« Ecriture et validation d’une méthode de réduction de la cinétique chimique de type Computational Singular Perturbation : Application à la combustion numérique du biogaz ».

Abstract

The main objective of this thesis is to write a code to reduce the kinetics chemical mechanism by Computational Singular Perturbation method and to validate the reduced mechanism by the numerical combustion of biogas. This reduction approach is based on the analysis of the importance indices of the reaction groups on the evolution of species and the degree of participation of elementary reactions. To validate our code, the Yang and Pope’s mechanism has been reduced to 22 reversible reactions.

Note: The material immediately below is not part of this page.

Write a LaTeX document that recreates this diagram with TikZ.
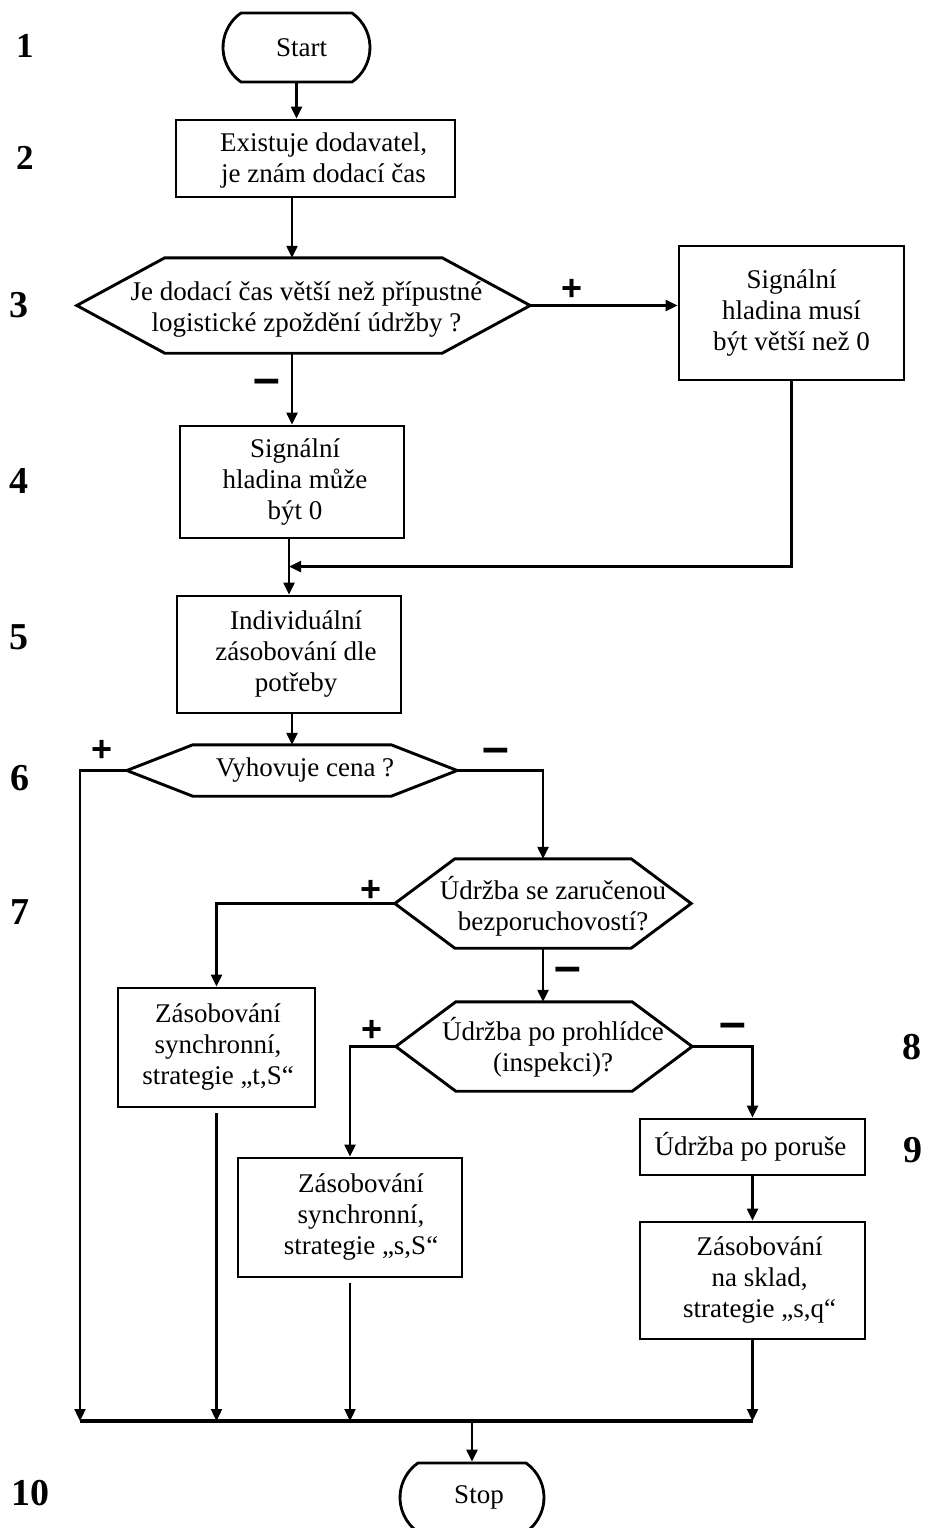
\documentclass[tikz,border=0pt]{standalone}
\usepackage{fontspec}
\setmainfont{Liberation Serif}
\newfontfamily\sansf{Liberation Sans}
\usetikzlibrary{arrows.meta,shapes.misc,calc}
\newcommand\ml[1]{\begin{tabular}{@{}c@{}}#1\end{tabular}}
\newcommand\hexdraw[2]{\draw[hexline] (#1.west) -- ([xshift=#2pt]#1.north west) -- ([xshift=-#2pt]#1.north east) -- (#1.east) -- ([xshift=-#2pt]#1.south east) -- ([xshift=#2pt]#1.south west) -- cycle;}
\begin{document}
\begin{tikzpicture}[x=1pt,y=-1pt,
  box/.style={draw, line width=2.9pt, inner sep=0pt, rectangle},
  term/.style={draw, line width=2.8pt, inner sep=0pt, rounded rectangle, rounded rectangle arc length=110},
  hexbase/.style={inner sep=0pt, rectangle},
  txt/.style={font=\fontsize{27}{31}\selectfont, inner sep=0pt},
  conn/.style={line width=2.3pt, -{Triangle[length=12pt,width=11pt]}},
  busline/.style={line width=3.5pt},
  num/.style={font=\fontsize{38}{38}\selectfont\bfseries, inner sep=0pt},
  numsm/.style={font=\fontsize{35}{35}\selectfont\bfseries, inner sep=0pt},
  pm/.style={font=\sansf\bfseries\fontsize{36}{36}\selectfont, inner sep=0pt, anchor=base},
  mn/.style={font=\sansf\bfseries\fontsize{48}{48}\selectfont, inner sep=0pt, anchor=base},
  hexline/.style={line width=2.9pt, line join=miter}
]
\useasboundingbox (0,0) rectangle (926,1528);

% row numbers
\node[numsm] (n1) at (25,46) {1};
\node[numsm] (n2) at (25,158) {2};
\node[num] (n3) at (19,305) {3};
\node[num] (n4) at (19,481) {4};
\node[num] (n5) at (19,637) {5};
\node[num] (n6) at (20,778) {6};
\node[num] (n7) at (20,912) {7};
\node[num] (n8) at (912,1047) {8};
\node[num] (n9) at (913,1150) {9};
\node[num] (n10) at (31,1493) {10};

% shapes
\node[term, minimum width=147pt, minimum height=69pt,
  label={[txt,xshift=5pt]center:Start}] (start) at (296.5,47.5) {};
\node[box, minimum width=279pt, minimum height=77pt,
  label={[txt,xshift=8pt,yshift=-2pt]center:{\ml{Existuje dodavatel,\\je znám dodací čas}}}] (b2) at (315.5,158.5) {};
\node[hexbase, minimum width=453pt, minimum height=95pt,
  label={[txt,xshift=3pt,yshift=-4pt]center:{\ml{Je dodací čas větší než přípustné\\logistické zpoždění údržby ?}}}] (d3) at (303.5,305.5) {};
\hexdraw{d3}{88}
\node[box, minimum width=225pt, minimum height=134pt,
  label={[txt]center:{\ml{Signální\\hladina musí\\být větší než 0}}}] (b3r) at (791.5,313) {};
\node[box, minimum width=224pt, minimum height=112pt,
  label={[txt,xshift=3pt]center:{\ml{Signální\\hladina může\\být 0}}}] (b4) at (292,482) {};
\node[box, minimum width=224pt, minimum height=117pt,
  label={[txt,xshift=7pt]center:{\ml{Individuální\\zásobování dle\\potřeby}}}] (b5) at (289,654.5) {};
\node[hexbase, minimum width=330pt, minimum height=51pt,
  label={[txt,xshift=13pt]center:{Vyhovuje cena ?}}] (d6) at (292,770.5) {};
\hexdraw{d6}{66}
\node[hexbase, minimum width=296pt, minimum height=89pt,
  label={[txt,xshift=10pt,yshift=-5pt]center:{\ml{Údržba se zaručenou\\bezporuchovostí?}}}] (d7) at (543,903.5) {};
\hexdraw{d7}{60}
\node[box, minimum width=197pt, minimum height=119pt,
  label={[txt,xshift=1.5pt]center:{\ml{Zásobování\\synchronní,\\strategie „t,S“}}}] (bts) at (216.5,1047.5) {};
\node[hexbase, minimum width=296pt, minimum height=89pt,
  label={[txt,xshift=9pt,yshift=-3pt]center:{\ml{Údržba po prohlídce\\(inspekci)?}}}] (d8) at (544,1046.5) {};
\hexdraw{d8}{60}
\node[box, minimum width=224pt, minimum height=119pt,
  label={[txt,xshift=11pt]center:{\ml{Zásobování\\synchronní,\\strategie „s,S“}}}] (bss) at (350,1217.5) {};
\node[box, minimum width=225pt, minimum height=56pt,
  label={[txt,xshift=-2pt]center:{Údržba po poruše}}] (bpor) at (752.5,1147) {};
\node[box, minimum width=225pt, minimum height=117pt,
  label={[txt,xshift=7pt]center:{\ml{Zásobování\\na sklad,\\strategie „s,q“}}}] (bsq) at (752.5,1280.5) {};
\node[term, minimum width=144pt, minimum height=69pt,
  label={[txt,xshift=7pt]center:Stop}] (stop) at (472,1497.5) {};

% helper coordinates
\coordinate (join) at ($(b5.north)+(0,-28)$);
\coordinate (busL) at (80,1421);
\coordinate (busR) at (752.5,1421);

% connectors
\draw[conn] (start.south) -- (start.south |- b2.north);
\draw[conn] (b4.north |- b2.south) -- (b4.north |- d3.north);
\draw[conn] (d3.east) -- (d3.east -| b3r.west);
\draw[conn] (b4.north |- d3.south) -- (b4.north);
\draw[conn] (b3r.south) |- (join);
\draw[conn] (b5.north |- b4.south) -- (b5.north);
\draw[conn] (d6.north |- b5.south) -- (d6.north);
\draw[conn] (d6.west) -| (busL);
\draw[conn] (d6.east) -| (d7.north);
\draw[conn] (d7.west) -| (bts.north);
\draw[conn] (d7.south) -- (d7.south |- d8.north);
\draw[conn] (d8.west) -| (bss.north);
\draw[conn] (d8.east) -| (bpor.north);
\draw[conn] (bpor.south) -- (bsq.north);
\draw[conn] ([yshift=-5pt]bts.south) -- (bts.south |- busL);
\draw[conn] ([yshift=-5pt]bss.south) -- (bss.south |- busL);
\draw[conn] (bsq.south) -- (bsq.south |- busL);
\draw[busline] (busL) -- (busR);
\draw[conn] (stop.north |- busL) -- (stop.north);

% branch labels
\node[pm] (p3) at (572,300) {+};
\node[mn] (m3) at (267,394) {–};
\node[pm] (p6) at (102,761) {+};
\node[mn] (m6) at (496,763) {–};
\node[pm] (p7) at (371,901) {+};
\node[mn] (m7) at (568,982) {–};
\node[pm] (p8) at (372,1041) {+};
\node[mn] (m8) at (733,1038) {–};
\end{tikzpicture}
\end{document}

This mechanism has been validated in three steps : Firstly, we used the chemkin II package, with DVODE solver for solving systems of differential equations deriving from reduced and detailed mechanisms. good agreement of the numerical temperature and average mass fractions of the majority species were observed between the two mechanisms. In a second step, two numerical simulations of a turbulent diffusion DLR-Flame-A are made in CFD OpenFoam code. Partially Stirred Reactor (PaSR) and the ‘’Modèle Intermittente Lagrangien” (MIL) are used as combustion models to take into account the interaction between chemistry and turbulence. The choice of MIL model is motivated by the aim of validating the ignition delays table of reduced mechanism. Good agreement is observed between the numerical and experimental data following the radial and axial profiles. The experimental data are obtained from the Sandia laboratory website. Finally, a simulation of the numerical combustion of biogas is made. These biogases it is from anaerobic digestion of household garbage, plant biomass and pig slurry. In order to optimize the heat during the combustion of biogas, we have proposed fournumerical tests of the combustion of dihydrogen-doped biogas. The results obtained are satisfactory, the heat released during the combustion of biogas is proportional to the content of methane and added hydrogen. In view of the results of the applications of the reduced mechanism by the Computational Singular Perturbation method, we claim that this technique is suitable for reducing mechanisms that may help to study turbulent diffusion flames, the rate of ignition, the ignition time on engines using natural gas or biogas.